:: Given information ::
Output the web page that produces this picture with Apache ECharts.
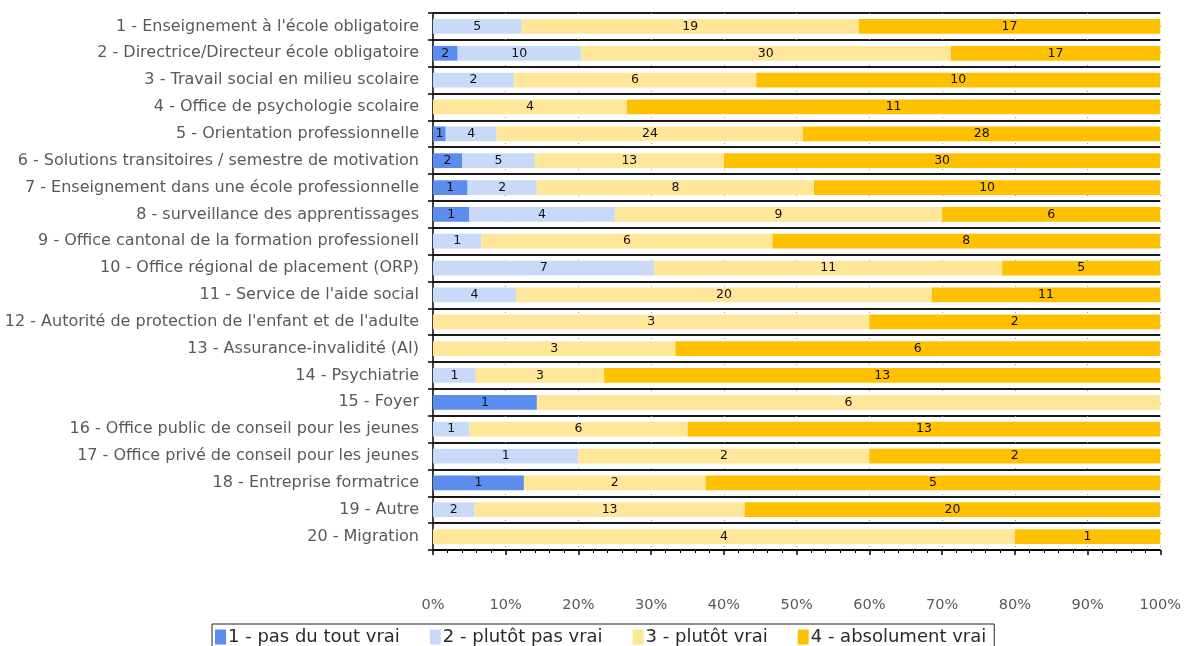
<!DOCTYPE html>
<html>
<head>
<meta charset="utf-8">
<script src="https://cdn.jsdelivr.net/npm/echarts@6/dist/echarts.min.js"></script>
<style>html,body{margin:0;padding:0;background:#fff;}#c{width:1184px;height:646px;}</style>
</head>
<body>
<div id="c"></div>
<script>
const categories = [
  "1 - Enseignement à l'école obligatoire",
  "2 - Directrice/Directeur école obligatoire",
  "3 - Travail social en milieu scolaire",
  "4 - Office de psychologie scolaire",
  "5 - Orientation professionnelle",
  "6 - Solutions transitoires / semestre de motivation",
  "7 - Enseignement dans une école professionnelle",
  "8 - surveillance des apprentissages",
  "9 - Office cantonal de la formation professionell",
  "10 - Office régional de placement (ORP)",
  "11 - Service de l'aide social",
  "12 - Autorité de protection de l'enfant et de l'adulte",
  "13 - Assurance-invalidité (AI)",
  "14 - Psychiatrie",
  "15 - Foyer",
  "16 - Office public de conseil pour les jeunes",
  "17 - Office privé de conseil pour les jeunes",
  "18 - Entreprise formatrice",
  "19 - Autre",
  "20 - Migration"
];
const seriesNames = ["1 - pas du tout vrai", "2 - plutôt pas vrai", "3 - plutôt vrai", "4 - absolument vrai"];
const s1 = [0, 2, 0, 0, 1, 2, 1, 1, 0, 0, 0, 0, 0, 0, 1, 0, 0, 1, 0, 0];
const s2 = [5, 10, 2, 0, 4, 5, 2, 4, 1, 7, 4, 0, 0, 1, 0, 1, 1, 0, 2, 0];
const s3 = [19, 30, 6, 4, 24, 13, 8, 9, 6, 11, 20, 3, 3, 3, 6, 6, 2, 2, 13, 4];
const s4 = [17, 17, 10, 11, 28, 30, 10, 6, 8, 5, 11, 2, 6, 13, 0, 13, 2, 5, 20, 1];
const xTicks = [0, 10, 20, 30, 40, 50, 60, 70, 80, 90, 100];
const colors = ["#5B8DEF", "#C9DAF8", "#FFE699", "#FFC000"];

const all = [s1, s2, s3, s4];
const totals = categories.map((_, i) => s1[i] + s2[i] + s3[i] + s4[i]);

const font = "'DejaVu Sans', sans-serif";
const chart = echarts.init(document.getElementById('c'), null, {renderer: 'canvas'});
chart.setOption({
  animation: false,
  color: colors,
  grid: {left: 433, right: 21, top: 13, bottom: 96, containLabel: false},
  xAxis: {
    type: 'value', min: xTicks[0], max: xTicks[xTicks.length - 1], interval: 10,
    axisLine: {show: true, lineStyle: {color: '#000', width: 1.5}},
    axisTick: {show: true, length: 5, lineStyle: {color: '#000', width: 1.5}},
    minorTick: {show: true, splitNumber: 5, length: 3, lineStyle: {color: '#000'}},
    splitLine: {show: true, lineStyle: {color: '#9a9a9a', width: 1, type: [1, 12]}},
    axisLabel: {formatter: v => v + '%', color: '#595959', fontSize: 14.5, fontFamily: font, margin: 48}
  },
  yAxis: {
    type: 'category', data: categories, inverse: true,
    axisLine: {show: true, lineStyle: {color: '#000', width: 1.5}},
    axisTick: {show: true, length: 5, lineStyle: {color: '#000', width: 1.5}},
    splitLine: {show: true, lineStyle: {color: '#1a1a1a', width: 2}},
    axisLabel: {color: '#595959', fontSize: 16, fontFamily: font, margin: 14}
  },
  legend: {
    data: seriesNames, left: 212, top: 624,
    borderColor: '#222', borderWidth: 1, padding: [4, 8, 4, 3],
    itemWidth: 11, itemHeight: 15, itemGap: 30,
    icon: 'rect',
    textStyle: {color: '#2a2a2a', fontSize: 18, fontFamily: font, padding: [0, 0, 0, -3]}
  },
  series: all.map((arr, k) => ({
    name: seriesNames[k], type: 'bar', stack: 'total', barWidth: '55%',
    itemStyle: {color: colors[k]},
    data: arr.map((v, i) => ({value: v / totals[i] * 100, count: v})),
    label: {
      show: true, position: 'inside', color: '#111', fontSize: 12.5, fontFamily: font,
      formatter: p => p.data.count > 0 ? String(p.data.count) : ''
    }
  }))
});
</script>
</body>
</html>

:: What the task asks ::
Each line above is to be copied verbatim. Drop any image from the copy.

:: Output below ::
Output the web page that produces this picture with Apache ECharts.
<!DOCTYPE html>
<html>
<head>
<meta charset="utf-8">
<script src="https://cdn.jsdelivr.net/npm/echarts@6/dist/echarts.min.js"></script>
<style>html,body{margin:0;padding:0;background:#fff;}#c{width:1184px;height:646px;}</style>
</head>
<body>
<div id="c"></div>
<script>
const categories = [
  "1 - Enseignement à l'école obligatoire",
  "2 - Directrice/Directeur école obligatoire",
  "3 - Travail social en milieu scolaire",
  "4 - Office de psychologie scolaire",
  "5 - Orientation professionnelle",
  "6 - Solutions transitoires / semestre de motivation",
  "7 - Enseignement dans une école professionnelle",
  "8 - surveillance des apprentissages",
  "9 - Office cantonal de la formation professionell",
  "10 - Office régional de placement (ORP)",
  "11 - Service de l'aide social",
  "12 - Autorité de protection de l'enfant et de l'adulte",
  "13 - Assurance-invalidité (AI)",
  "14 - Psychiatrie",
  "15 - Foyer",
  "16 - Office public de conseil pour les jeunes",
  "17 - Office privé de conseil pour les jeunes",
  "18 - Entreprise formatrice",
  "19 - Autre",
  "20 - Migration"
];
const seriesNames = ["1 - pas du tout vrai", "2 - plutôt pas vrai", "3 - plutôt vrai", "4 - absolument vrai"];
const s1 = [0, 2, 0, 0, 1, 2, 1, 1, 0, 0, 0, 0, 0, 0, 1, 0, 0, 1, 0, 0];
const s2 = [5, 10, 2, 0, 4, 5, 2, 4, 1, 7, 4, 0, 0, 1, 0, 1, 1, 0, 2, 0];
const s3 = [19, 30, 6, 4, 24, 13, 8, 9, 6, 11, 20, 3, 3, 3, 6, 6, 2, 2, 13, 4];
const s4 = [17, 17, 10, 11, 28, 30, 10, 6, 8, 5, 11, 2, 6, 13, 0, 13, 2, 5, 20, 1];
const xTicks = [0, 10, 20, 30, 40, 50, 60, 70, 80, 90, 100];
const colors = ["#5B8DEF", "#C9DAF8", "#FFE699", "#FFC000"];

const all = [s1, s2, s3, s4];
const totals = categories.map((_, i) => s1[i] + s2[i] + s3[i] + s4[i]);

const font = "'DejaVu Sans', sans-serif";
const chart = echarts.init(document.getElementById('c'), null, {renderer: 'canvas'});
chart.setOption({
  animation: false,
  color: colors,
  grid: {left: 433, right: 21, top: 13, bottom: 96, containLabel: false},
  xAxis: {
    type: 'value', min: xTicks[0], max: xTicks[xTicks.length - 1], interval: 10,
    axisLine: {show: true, lineStyle: {color: '#000', width: 1.5}},
    axisTick: {show: true, length: 5, lineStyle: {color: '#000', width: 1.5}},
    minorTick: {show: true, splitNumber: 5, length: 3, lineStyle: {color: '#000'}},
    splitLine: {show: true, lineStyle: {color: '#9a9a9a', width: 1, type: [1, 12]}},
    axisLabel: {formatter: v => v + '%', color: '#595959', fontSize: 14.5, fontFamily: font, margin: 48}
  },
  yAxis: {
    type: 'category', data: categories, inverse: true,
    axisLine: {show: true, lineStyle: {color: '#000', width: 1.5}},
    axisTick: {show: true, length: 5, lineStyle: {color: '#000', width: 1.5}},
    splitLine: {show: true, lineStyle: {color: '#1a1a1a', width: 2}},
    axisLabel: {color: '#595959', fontSize: 16, fontFamily: font, margin: 14}
  },
  legend: {
    data: seriesNames, left: 212, top: 624,
    borderColor: '#222', borderWidth: 1, padding: [4, 8, 4, 3],
    itemWidth: 11, itemHeight: 15, itemGap: 30,
    icon: 'rect',
    textStyle: {color: '#2a2a2a', fontSize: 18, fontFamily: font, padding: [0, 0, 0, -3]}
  },
  series: all.map((arr, k) => ({
    name: seriesNames[k], type: 'bar', stack: 'total', barWidth: '55%',
    itemStyle: {color: colors[k]},
    data: arr.map((v, i) => ({value: v / totals[i] * 100, count: v})),
    label: {
      show: true, position: 'inside', color: '#111', fontSize: 12.5, fontFamily: font,
      formatter: p => p.data.count > 0 ? String(p.data.count) : ''
    }
  }))
});
</script>
</body>
</html>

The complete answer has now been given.